Physics!!!!!! A fish maintains its depth in fresh water by adjusting the

Please hep... i keep getting 0.12, but its wrong...!!!

A fish maintains its depth in fresh water by adjusting the air content of porous bone or air sacs to make its average density the same as that of the water. Suppose that with its air sacs collapsed, a fish has a density of 1.12 g/cm3. To what fraction of its expanded body volume must the fish inflate the air sacs to reduce its density to that of water?

Thx!

The mass of the air is insignificant with respect to the weight of the fish. So we can write.

Mo = Me

where Mo is the mass of the fish before expanding and Me is its mass after expanding.

Mo = 1.12g/cc * Vo

The density of water is about 1.0 g/cc

Me = 1.0/cc * Ve

So

1.12g/cc * Vo = 1.0/cc * Ve

Note that

Vo/Ve = 1.0/1.12

We are looking for
(Ve - Vo)/Ve = 1 - Vo/Ve

1 - 1.0/1.12 = 0.107 = 10.7%

Lets assume the unexpanded fish has a volume of 1cm^3. It would have a mass of 1.12g.

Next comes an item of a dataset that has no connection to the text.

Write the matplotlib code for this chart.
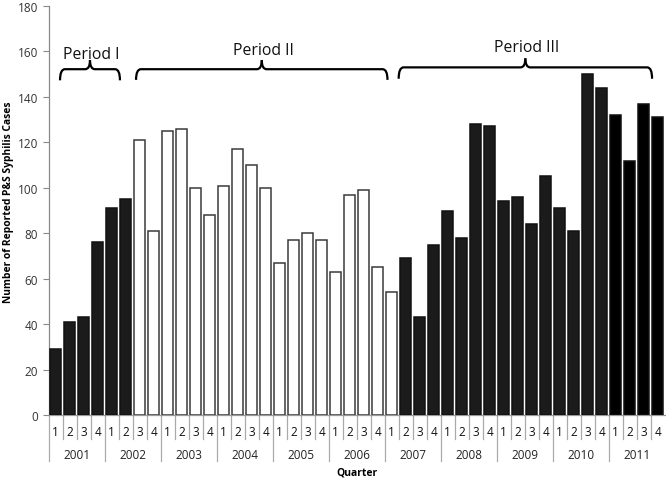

So the expanded volume would be:
V = m/D
V = 1.12g / (1g/cm^3)
V = 1.12cm^3

The difference in size is the size of the air sacs: 1.12cm^3 - 1.0cm^3 => 0.12cm^3

Now, if it wanted the fraction of the *unexpanded* volume, you'd have 0.12. But it wants the fraction of the expanded volume.

0.12cm^3 / 1.12cm^3 => 0.107

0.12 as a fraction is 12/100, or 3/25ths.

who cares catch the fish and fry it up instead

.12 isn't a fraction, a fraction would be 3/25